Because DRG has not shown that the agency order at issue either has the ordinary indicia of finality or meets the requirements of the collateral order doctrine, that order is presently unreviewable. I therefore concur in the judgment affirming the district court’s dismissal of DRG’s petition for a writ of mandamus. 
      
      . In the meantime, HUD notified the corporation that it had collected another $687,516 for a different debt through administrative offset against a second district court judgment. Administrative review of that offset was consolidated with the review of the first one, and both are before us now.
     
      
      . The corporation argues that the district court should have considered the merits here even if the agency action were not final because, it says, the offset action involves an outright violation of a clear statutory right. See Peter Kiewit Sons’ Co. v. U.S. Army Corps of Engineers, 714 F.2d 163, 168-69 (D.C.Cir.1983). Because the corporation failed to raise this argument below, we do not consider it now. See Marymount Hosp., Inc. v. Shalala, 19 F.3d 658, 663 (D.C.Cir.1994).
     
      
      . In Hines, this court used mandamus to compel the government to pay a judgment when "nothing" else remained to be done under the statutory scheme then in effect. 105 F.2d at 93. Here, something else does remain to be done: The administrative review procedures — set forth in regulations, authorized by statute, and invoked by the corporation — are not yet finished.

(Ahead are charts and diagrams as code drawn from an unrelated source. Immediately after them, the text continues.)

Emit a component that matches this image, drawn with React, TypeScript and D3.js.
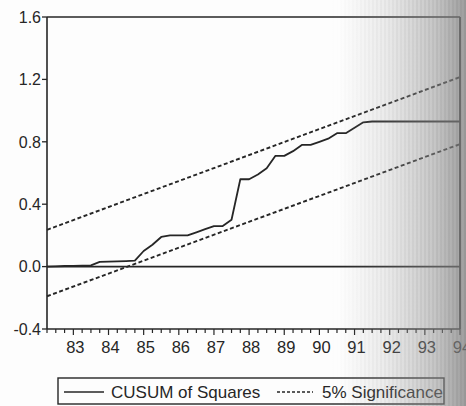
import React from "react";
import * as d3 from "d3";

// Quarterly sample: 1982Q2 .. 1994Q1 (48 observations)
const startYear = 1982.25;
const quarterCount = 48;

// CUSUM of squares, one value per quarter
const cusumSq = [
  0.0, 0.002, 0.004, 0.005, 0.006, 0.008, 0.03, 0.032, 0.033, 0.035,
  0.038, 0.1, 0.14, 0.19, 0.2, 0.2, 0.2, 0.22, 0.24, 0.26,
  0.26, 0.3, 0.56, 0.56, 0.59, 0.63, 0.71, 0.71, 0.74, 0.78,
  0.78, 0.8, 0.82, 0.855, 0.855, 0.89, 0.925, 0.93, 0.93, 0.93,
  0.93, 0.93, 0.93, 0.93, 0.93, 0.93, 0.93, 0.93,
];

// 5% significance bounds at the first and last observation
const upperBand = [0.236, 1.215];
const lowerBand = [-0.19, 0.785];

const yTicks = [-0.4, 0.0, 0.4, 0.8, 1.2, 1.6];
const yearTicks = [1983, 1984, 1985, 1986, 1987, 1988, 1989, 1990, 1991, 1992, 1993, 1994];
const yearLabels = ["83", "84", "85", "86", "87", "88", "89", "90", "91", "92", "93", "94"];

const W = 466;
const H = 406;
const left = 47;
const right = 460;
const top = 17;
const bottom = 329;

const ink = "#262626";
const font = "'Liberation Sans', Arial, sans-serif";

export default function App() {
  const dates = d3.range(quarterCount).map((i) => startYear + i * 0.25);
  const x = d3.scaleLinear().domain([startYear, dates[dates.length - 1]]).range([left, right]);
  const y = d3.scaleLinear().domain([-0.4, 1.6]).range([bottom, top]);

  const line = d3
    .line<[number, number]>()
    .x((d) => x(d[0]))
    .y((d) => y(d[1]));

  const cusumPath = line(dates.map((t, i) => [t, cusumSq[i]]));
  const ends = [dates[0], dates[dates.length - 1]];
  const upperPath = line(ends.map((t, i) => [t, upperBand[i]]));
  const lowerPath = line(ends.map((t, i) => [t, lowerBand[i]]));

  const minorTicks = d3.range(startYear, dates[dates.length - 1] + 0.001, 0.25);

  return (
    <svg
      width={W}
      height={H}
      style={{ position: "absolute", left: 0, top: 0, background: "#fdfdfd" }}
    >
      <defs>
        <linearGradient id="edgeShade" x1="0" x2="1" y1="0" y2="0">
          <stop offset="0" stopColor="#9c9c9c" stopOpacity="0" />
          <stop offset="0.35" stopColor="#9c9c9c" stopOpacity="0.18" />
          <stop offset="0.75" stopColor="#8f8f8f" stopOpacity="0.5" />
          <stop offset="1" stopColor="#7d7d7d" stopOpacity="0.75" />
        </linearGradient>
        <pattern id="bands" width="4" height="10" patternUnits="userSpaceOnUse">
          <rect width="2" height="10" fill="#6f6f6f" opacity="0.12" />
        </pattern>
        <linearGradient id="bandFade" x1="0" x2="1" y1="0" y2="0">
          <stop offset="0" stopColor="#fff" stopOpacity="0" />
          <stop offset="1" stopColor="#fff" stopOpacity="1" />
        </linearGradient>
        <mask id="bandMask">
          <rect x={330} y={0} width={W - 330} height={H} fill="url(#bandFade)" />
        </mask>
      </defs>

      {/* frame */}
      <line x1={left} x2={right} y1={top} y2={top} stroke={ink} strokeWidth={1.6} />
      <line x1={right} x2={right} y1={top} y2={bottom} stroke={ink} strokeWidth={1.8} />
      <line x1={left} x2={left} y1={top} y2={bottom} stroke={ink} strokeWidth={1.6} />
      <line x1={left} x2={right} y1={bottom} y2={bottom} stroke={ink} strokeWidth={1.6} />

      {/* zero line */}
      <line x1={left} x2={right} y1={y(0)} y2={y(0)} stroke={ink} strokeWidth={1.6} />

      {/* y axis */}
      {yTicks.map((v) => (
        <g key={v}>
          <line x1={left - 5} x2={left} y1={y(v)} y2={y(v)} stroke={ink} strokeWidth={1.3} />
          <text
            x={left - 6}
            y={y(v)}
            dy="0.36em"
            textAnchor="end"
            fontFamily={font}
            fontSize={16}
            fill={ink}
          >
            {v.toFixed(1)}
          </text>
        </g>
      ))}

      {/* x axis ticks */}
      {minorTicks.map((t) => {
        const major = Math.abs(t - Math.round(t)) < 1e-6;
        return (
          <line
            key={t}
            x1={x(t)}
            x2={x(t)}
            y1={bottom}
            y2={bottom + (major ? 6 : 4)}
            stroke={ink}
            strokeWidth={1.2}
          />
        );
      })}
      {yearTicks.map((t, i) => (
        <text
          key={t}
          x={x(t) + 2}
          y={bottom + 24}
          textAnchor="middle"
          fontFamily={font}
          fontSize={16.5}
          fill={ink}
        >
          {yearLabels[i]}
        </text>
      ))}

      {/* significance bounds */}
      <path d={upperPath ?? ""} fill="none" stroke={ink} strokeWidth={1.9} strokeDasharray="4 2.5" />
      <path d={lowerPath ?? ""} fill="none" stroke={ink} strokeWidth={1.9} strokeDasharray="4 2.5" />

      {/* CUSUM of squares */}
      <path d={cusumPath ?? ""} fill="none" stroke={ink} strokeWidth={1.8} strokeLinejoin="round" />

      {/* legend */}
      <rect x={58} y={378} width={386} height={26} fill="none" stroke={ink} strokeWidth={1.4} />
      <line x1={64} x2={104} y1={392} y2={392} stroke={ink} strokeWidth={1.4} />
      <text x={111} y={398} fontFamily={font} fontSize={17} fill={ink}>
        CUSUM of Squares
      </text>
      <line x1={277} x2={313} y1={392} y2={392} stroke={ink} strokeWidth={1.4} strokeDasharray="3 2" />
      <text x={322} y={398} fontFamily={font} fontSize={17} fill={ink}>
        5% Significance
      </text>

      {/* shading toward the right edge */}
      <rect x={340} y={0} width={W - 340} height={H} fill="url(#edgeShade)" />
      <rect x={330} y={0} width={W - 330} height={H} fill="url(#bands)" mask="url(#bandMask)" />
    </svg>
  );
}
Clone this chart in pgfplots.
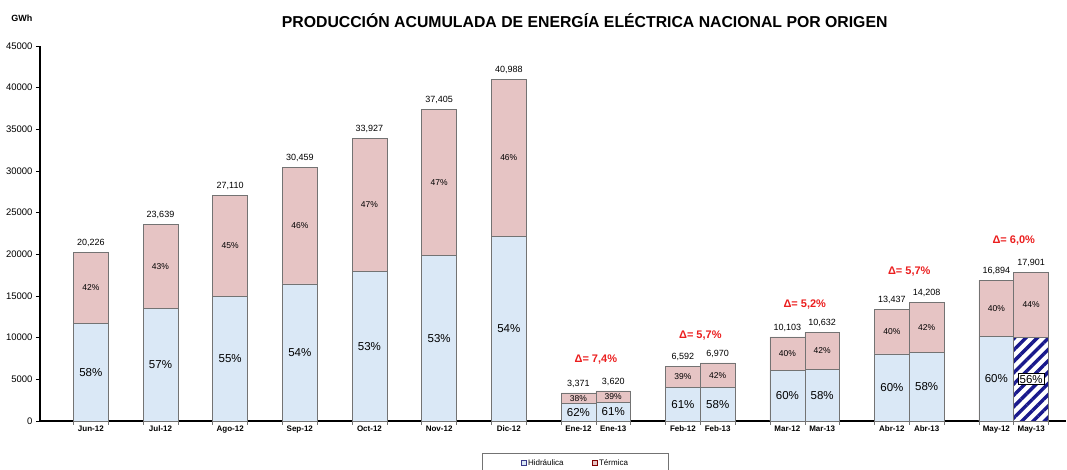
\documentclass[border=0pt]{standalone}
\usepackage{fontspec}
\setmainfont{Liberation Sans}
\usepackage{pgfplots}
\usepackage{pgfplotstable}
\pgfplotsset{compat=1.18}
\usetikzlibrary{patterns.meta}

\definecolor{hidro}{RGB}{218,232,246}
\definecolor{termo}{RGB}{230,196,196}
\definecolor{borde}{RGB}{115,115,115}
\definecolor{rayas}{RGB}{25,25,140}
\definecolor{delta}{RGB}{235,30,30}

\newcommand{\fs}[1]{\fontsize{#1}{#1}\selectfont}

% x: posicion de la barra, hydro: GWh hidraulica, total: GWh total
\pgfplotstableread{
x    hydro total hpct tpct
0    11731 20226 58 42
1    13474 23639 57 43
2    14911 27110 55 45
3    16448 30459 54 46
4    17981 33927 53 47
5    19825 37405 53 47
6    22134 40988 54 46
7    2090  3371  62 38
7.5  2208  3620  61 39
8.5  4021  6592  61 39
9    4043  6970  58 42
10   6062  10103 60 40
10.5 6167  10632 58 42
11.5 8062  13437 60 40
12   8241  14208 58 42
13   10136 16894 60 40
}\datos

\pgfplotstableread{
x    hydro total hpct tpct
13.5 10025 17901 56 44
}\mayo

\begin{document}
\begin{tikzpicture}
\begin{axis}[
  name=ax,
  scale only axis,
  width=1026pt,
  height=375pt,
  xmin=-0.73, xmax=14,
  ymin=0, ymax=45000,
  clip=false,
  axis lines*=left,
  axis line style={line width=1.1pt, black},
  tick align=outside,
  major tick length=4pt,
  /pgf/number format/assume math mode=true,
  scaled y ticks=false,
  ytick={0,5000,...,45000},
  yticklabel style={font=\fs{9.5}, /pgf/number format/1000 sep={}},
  y tick style={black, line width=0.6pt},
  xtick={-0.25,0.25,0.75,1.25,1.75,2.25,2.75,3.25,3.75,4.25,4.75,5.25,5.75,6.25,
         6.75,7.25,7.75,8.25,8.75,9.25,9.75,10.25,10.75,11.25,11.75,12.25,12.75,13.25,13.75},
  xticklabels={},
  x tick style={black!55, line width=0.6pt},
  extra x ticks={0,1,2,3,4,5,6,7,7.5,8.5,9,10,10.5,11.5,12,13,13.5},
  extra x tick labels={Jun-12,Jul-12,Ago-12,Sep-12,Oct-12,Nov-12,Dic-12,Ene-12,Ene-13,
                       Feb-12,Feb-13,Mar-12,Mar-13,Abr-12,Abr-13,May-12,May-13},
  extra x tick style={major tick length=0pt,
    tick label style={font=\fs{8}\bfseries, yshift=-1pt}},
  legend style={at={(axis cs:5.62,-3840)}, anchor=north west,
    draw=black!55, font=\fs{8}, inner xsep=38pt, inner ysep=4pt,
    legend columns=2,
    /tikz/every even column/.append style={column sep=26pt}},
]

% totales (termica debajo de la hidraulica)
\addplot[ybar, bar width=0.5, bar shift=0pt, fill=termo, draw=borde, line width=0.6pt,
  forget plot, point meta=y,
  nodes near coords={\pgfmathprintnumber[fixed,precision=0,1000 sep={,}]{\pgfplotspointmeta}},
  nodes near coords style={font=\fs{9}, anchor=south, yshift=2pt}]
  table[x=x, y=total] {\datos};
\addplot[ybar, bar width=0.5, bar shift=0pt, fill=termo, draw=borde, line width=0.6pt,
  forget plot, point meta=y,
  nodes near coords={\pgfmathprintnumber[fixed,precision=0,1000 sep={,}]{\pgfplotspointmeta}},
  nodes near coords style={font=\fs{9}, anchor=south, yshift=2pt}]
  table[x=x, y=total] {\mayo};

% hidraulica
\addplot[ybar, bar width=0.5, bar shift=0pt, fill=hidro, draw=borde, line width=0.6pt, forget plot]
  table[x=x, y=hydro] {\datos};
\addplot[ybar, bar width=0.5, bar shift=0pt, fill=white, draw=borde, line width=0.6pt, forget plot]
  table[x=x, y=hydro] {\mayo};
\addplot[ybar, bar width=0.5, bar shift=0pt, draw=borde, line width=0.6pt, forget plot,
  pattern={Lines[angle=45, distance=8pt, line width=3.4pt]}, pattern color=rayas]
  table[x=x, y=hydro] {\mayo};

% porcentajes
\addplot[draw=none, forget plot, point meta=explicit,
  nodes near coords={\pgfmathprintnumber{\pgfplotspointmeta}\%},
  nodes near coords style={font=\fs{11.5}, anchor=center}]
  table[x=x, y expr=\thisrow{hydro}/2, meta=hpct] {\datos};
\addplot[draw=none, forget plot, point meta=explicit,
  nodes near coords={\pgfmathprintnumber{\pgfplotspointmeta}\%},
  nodes near coords style={font=\fs{11.5}, anchor=center, fill=white, draw=black,
    line width=0.6pt, inner sep=1.5pt}]
  table[x=x, y expr=\thisrow{hydro}/2, meta=hpct] {\mayo};
\addplot[draw=none, forget plot, point meta=explicit,
  nodes near coords={\pgfmathprintnumber{\pgfplotspointmeta}\%},
  nodes near coords style={font=\fs{8.5}, anchor=center}]
  table[x=x, y expr=(\thisrow{hydro}+\thisrow{total})/2, meta=tpct] {\datos};
\addplot[draw=none, forget plot, point meta=explicit,
  nodes near coords={\pgfmathprintnumber{\pgfplotspointmeta}\%},
  nodes near coords style={font=\fs{8.5}, anchor=center}]
  table[x=x, y expr=(\thisrow{hydro}+\thisrow{total})/2, meta=tpct] {\mayo};

\addlegendimage{legend image code/.code={\draw[fill=hidro, draw=rayas!70!gray, line width=0.5pt] (0pt,-2.5pt) rectangle (5pt,2.5pt);}}
\addlegendentry{Hidráulica}
\addlegendimage{legend image code/.code={\draw[fill=termo, draw=red!50!black, line width=0.5pt] (0pt,-2.5pt) rectangle (5pt,2.5pt);}}
\addlegendentry{Térmica}

% variaciones interanuales
\node[font=\fs{11}\bfseries, text=delta] at (axis cs:7.25,7400) {Δ= 7,4\%};
\node[font=\fs{11}\bfseries, text=delta] at (axis cs:8.75,10300) {Δ= 5,7\%};
\node[font=\fs{11}\bfseries, text=delta] at (axis cs:10.25,14000) {Δ= 5,2\%};
\node[font=\fs{11}\bfseries, text=delta] at (axis cs:11.75,17900) {Δ= 5,7\%};
\node[font=\fs{11}\bfseries, text=delta] at (axis cs:13.25,21700) {Δ= 6,0\%};

\node[font=\fs{15.8}\bfseries] at (axis cs:7.09,48100)
  {PRODUCCIÓN ACUMULADA DE ENERGÍA ELÉCTRICA NACIONAL POR ORIGEN};
\node[font=\fs{9}\bfseries] at (axis cs:-0.99,48360) {GWh};
\end{axis}
\pgfresetboundingbox
\useasboundingbox ([xshift=-40pt,yshift=-49pt]ax.south west) rectangle ++(1067pt,470pt);
\end{tikzpicture}
\end{document}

Those procedures are not "nothing,” and until they are completed, HUD’s decision whether to pay the judgment cannot be considered "ministerial.” See id.
      
      ilinas is thus inapposite for reasons other than those expressed in the concurring opinion, which offers an able dissertation on one of the issues the corporation is litigating before the agency— whether HUD may collect the corporation's debt by offset. Furthermore, outside the context of an argument it failed to raise below, see note 2, supra, the corporation never argued before this court that it is entitled to mandamus before there has been final agency action.
     
      
      . HUD says that DRG did not make “[t]he argument" to the district court, but must be referring to the exception to finality for an outright violation of a clear statutory right, for DRG clearly raised the substantive issue of its entitlement to mandamus under § 3728 before the district court and the ALJ.
     
      
      . 31 U.S.C. § 227 provided:
      
        Offsets against judgments against United States. When any final judgment recovered against the United States duly allowed by legal authority shall be presented to the Comptroller General of the United States for payment, and the plaintiff therein shall be indebted to the United States in any manner, whether as principal or surety, it shall be the duty of the Comptroller General of the United States to withhold payment of an amount of such judgment equal to the debt thus due to the United States; and if such plaintiff assents to such set-off, and discharges his judgment or an amount thereof equal to said debt, the Comptroller General of the United States shall execute a discharge of the debt due from the plaintiff to the United States. But if such plaintiff denies his indebtedness to the United States, or refuses to consent to the set-off, then the Comptroller General of the United States shall withhold payment of such further amount of such judgment as in his opinion will be sufficient to cover all legal charges and costs in prosecuting the debt of the United States to final judgment. And if such debt is not already in suit, it shall be the duty of the Comptroller General of the United States to cause legal proceedings to be immediately commenced to enforce the same, and to cause the same to be prosecuted to final judgment with all reasonable dispatch. And if in such action judgment shall be rendered against the United States, or the amount recovered for debt and costs shall be less than the amount so withheld as before provided, the balance shall then be paid over to such plaintiff by such Comptroller General of the United States with 6 per centum interest thereon for the time it has been withheld from the plaintiff.